■ **SOURCE DATA**
☆ ☆ ☆ ☆ ☆ ☆ ☆

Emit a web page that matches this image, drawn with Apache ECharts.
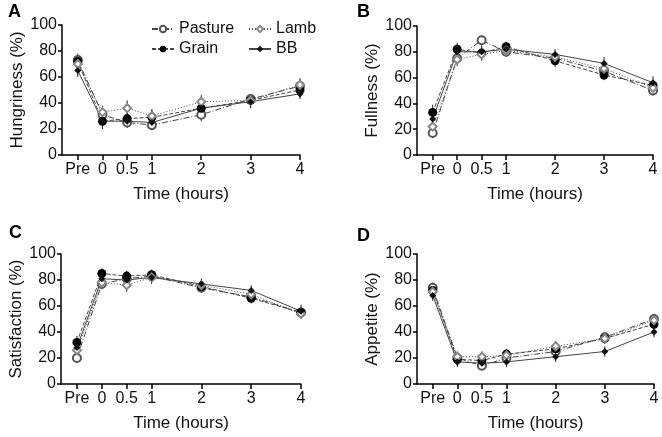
<!DOCTYPE html>
<html>
<head>
<meta charset="utf-8">
<script src="https://cdn.jsdelivr.net/npm/echarts@6/dist/echarts.min.js"></script>
<style>html,body{margin:0;padding:0;background:#fff}#c{width:662px;height:437px}</style>
</head>
<body>
<div id="c"></div>
<script>
// ---- data ----
const panelLetters = ['A', 'B', 'C', 'D'];
const yNames = ['Hungriness (%)', 'Fullness (%)', 'Satisfaction (%)', 'Appetite (%)'];
const xName = 'Time (hours)';
const times = [-0.5, 0, 0.5, 1, 2, 3, 4];
const timeLabels = ['Pre', '0', '0.5', '1', '2', '3', '4'];
const groups = ['Pasture', 'Grain', 'Lamb', 'BB'];

// Hungriness
const hungerPasture = [73, 31, 25, 23, 31, 43, 53];
const hungerGrain   = [72, 26, 28, 29, 36, 42, 50];
const hungerLamb    = [70, 33, 36, 30, 41, 42, 54];
const hungerBB      = [65, 26, 26, 25, 36, 41, 47];
const hungerPastureErr = [5, 5, 4, 4, 5, 4, 4];
const hungerGrainErr   = [5, 6, 5, 6, 5, 5, 5];
const hungerLambErr    = [5, 5, 6, 5, 5, 4, 5];
const hungerBBErr      = [5, 5, 5, 5, 5, 5, 4];
// Fullness
const fullPasture = [17, 75, 89, 80, 75, 65, 50];
const fullGrain   = [33, 82, 79, 84, 73, 62, 54];
const fullLamb    = [22, 74, 78, 81, 76, 67, 52];
const fullBB      = [28, 80, 80, 82, 78, 71, 56];
const fullPastureErr = [4, 4, 3, 4, 4, 4, 4];
const fullGrainErr   = [6, 5, 5, 4, 5, 4, 4];
const fullLambErr    = [5, 5, 5, 4, 4, 4, 4];
const fullBBErr      = [5, 5, 5, 4, 4, 5, 5];
// Satisfaction
const satPasture = [20, 77, 81, 83, 74, 67, 55];
const satGrain   = [32, 85, 83, 84, 75, 66, 55];
const satLamb    = [26, 78, 76, 82, 76, 69, 54];
const satBB      = [28, 81, 80, 82, 77, 72, 56];
const satPastureErr = [4, 4, 4, 4, 4, 4, 4];
const satGrainErr   = [5, 4, 4, 4, 4, 4, 4];
const satLambErr    = [4, 4, 5, 4, 4, 4, 4];
const satBBErr      = [5, 5, 4, 5, 4, 4, 5];
// Appetite
const appPasture = [74, 20, 14, 20, 25, 36, 50];
const appGrain   = [72, 19, 18, 23, 27, 35, 46];
const appLamb    = [71, 21, 21, 22, 29, 35, 49];
const appBB      = [68, 17, 16, 17, 21, 25, 40];
const appPastureErr = [4, 4, 3, 4, 4, 4, 4];
const appGrainErr   = [4, 4, 4, 4, 4, 4, 4];
const appLambErr    = [4, 4, 4, 4, 4, 4, 4];
const appBBErr      = [4, 4, 4, 4, 4, 4, 4];

const panelData = [
  [hungerPasture, hungerGrain, hungerLamb, hungerBB],
  [fullPasture, fullGrain, fullLamb, fullBB],
  [satPasture, satGrain, satLamb, satBB],
  [appPasture, appGrain, appLamb, appBB]
];
const panelErr = [
  [hungerPastureErr, hungerGrainErr, hungerLambErr, hungerBBErr],
  [fullPastureErr, fullGrainErr, fullLambErr, fullBBErr],
  [satPastureErr, satGrainErr, satLambErr, satBBErr],
  [appPastureErr, appGrainErr, appLambErr, appBBErr]
];

// ---- styles ----
const FONT = 'Liberation Sans, Arial, sans-serif';
const grids = [
  {left: 62, top: 25, width: 238, height: 130},
  {left: 417, top: 26, width: 236, height: 129},
  {left: 61, top: 254, width: 240, height: 130},
  {left: 417, top: 254, width: 237, height: 130}
];
const titlePos = [[8, 3], [357, 3], [9, 224], [357, 227]];
const groupStyle = {
  Pasture: {symbol: 'emptyCircle', size: 8, color: '#555', line: [6, 2, 1, 2]},
  Grain:   {symbol: 'circle', size: 9, color: '#000', line: [4, 2]},
  Lamb:    {symbol: 'emptyDiamond', size: 8, color: '#888', line: [1, 2]},
  BB:      {symbol: 'diamond', size: 7, color: '#111', line: 'solid'}
};
const xMin = -0.82;

const xAxes = [], yAxes = [], series = [], graphics = [];
grids.forEach((g, i) => {
  xAxes.push({
    type: 'value', gridIndex: i, min: xMin, max: 4,
    name: xName, nameLocation: 'middle', nameGap: 31,
    nameTextStyle: {fontSize: 17, color: '#111', fontFamily: FONT},
    axisLine: {show: true, onZero: false, lineStyle: {color: '#000', width: 1.5}},
    axisTick: {show: true, customValues: times, length: 5, lineStyle: {color: '#000', width: 1.5}},
    axisLabel: {customValues: times, margin: 7, fontSize: 16, color: '#111', fontFamily: FONT,
      formatter: v => timeLabels[times.indexOf(v)] ?? ''},
    splitLine: {show: false}
  });
  yAxes.push({
    type: 'value', gridIndex: i, min: 0, max: 100, interval: 20,
    name: yNames[i], nameLocation: 'middle', nameGap: 36, nameRotate: 90,
    nameTextStyle: {fontSize: 17, color: '#111', fontFamily: FONT},
    axisLine: {show: true, onZero: false, lineStyle: {color: '#000', width: 1.5}},
    axisTick: {show: true, length: 4, lineStyle: {color: '#000', width: 1.5}},
    axisLabel: {margin: 5, fontSize: 16, color: '#111', fontFamily: FONT},
    splitLine: {show: false}
  });
  groups.forEach((name, k) => {
    const st = groupStyle[name];
    const vals = panelData[i][k];
    const errs = panelErr[i][k];
    series.push({
      type: 'custom', xAxisIndex: i, yAxisIndex: i, silent: true, z: 2,
      data: times.map((t, j) => [t, vals[j], errs[j]]),
      encode: {x: 0, y: 1},
      renderItem: (params, api) => {
        const x = api.value(0), y = api.value(1), e = api.value(2);
        const p1 = api.coord([x, y - e]), p2 = api.coord([x, y + e]);
        return {type: 'line', shape: {x1: p1[0], y1: p1[1], x2: p2[0], y2: p2[1]},
          style: {stroke: '#222', lineWidth: 1}};
      }
    });
    series.push({
      type: 'line', name: name, xAxisIndex: i, yAxisIndex: i, z: 3,
      data: times.map((t, j) => [t, vals[j]]),
      symbol: st.symbol, symbolSize: st.size, showAllSymbol: true,
      itemStyle: {color: st.color},
      lineStyle: {color: '#444', width: 1, type: st.line},
      animation: false
    });
  });
  graphics.push({type: 'text', left: titlePos[i][0], top: titlePos[i][1],
    style: {text: panelLetters[i], font: 'bold 18px ' + FONT, fill: '#000'}});
});

const legendPos = {Pasture: [151, 21], Lamb: [248, 21], Grain: [151, 41], BB: [248, 41]};
const legends = groups.map(name => ({
  data: [name], left: legendPos[name][0], top: legendPos[name][1],
  padding: 0, itemWidth: 22, itemHeight: 8, itemGap: 5, selectedMode: false,
  textStyle: {fontSize: 16, color: '#111', fontFamily: FONT}
}));

const chart = echarts.init(document.getElementById('c'), null, {renderer: 'canvas'});
chart.setOption({
  animation: false,
  backgroundColor: '#fff',
  textStyle: {fontFamily: FONT},
  grid: grids,
  xAxis: xAxes,
  yAxis: yAxes,
  legend: legends,
  graphic: graphics,
  series: series
});
</script>
</body>
</html>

☆ ☆ ☆ ☆ ☆ ☆ ☆

■ **EXERCISE**
Print the data above verbatim from the first line through the line holding "const groups = ['Pasture', 'Grain', 'Lamb', 'BB'];", leaving every picture out.

■ **ANSWER BELOW**
Emit a web page that matches this image, drawn with Apache ECharts.
<!DOCTYPE html>
<html>
<head>
<meta charset="utf-8">
<script src="https://cdn.jsdelivr.net/npm/echarts@6/dist/echarts.min.js"></script>
<style>html,body{margin:0;padding:0;background:#fff}#c{width:662px;height:437px}</style>
</head>
<body>
<div id="c"></div>
<script>
// ---- data ----
const panelLetters = ['A', 'B', 'C', 'D'];
const yNames = ['Hungriness (%)', 'Fullness (%)', 'Satisfaction (%)', 'Appetite (%)'];
const xName = 'Time (hours)';
const times = [-0.5, 0, 0.5, 1, 2, 3, 4];
const timeLabels = ['Pre', '0', '0.5', '1', '2', '3', '4'];
const groups = ['Pasture', 'Grain', 'Lamb', 'BB'];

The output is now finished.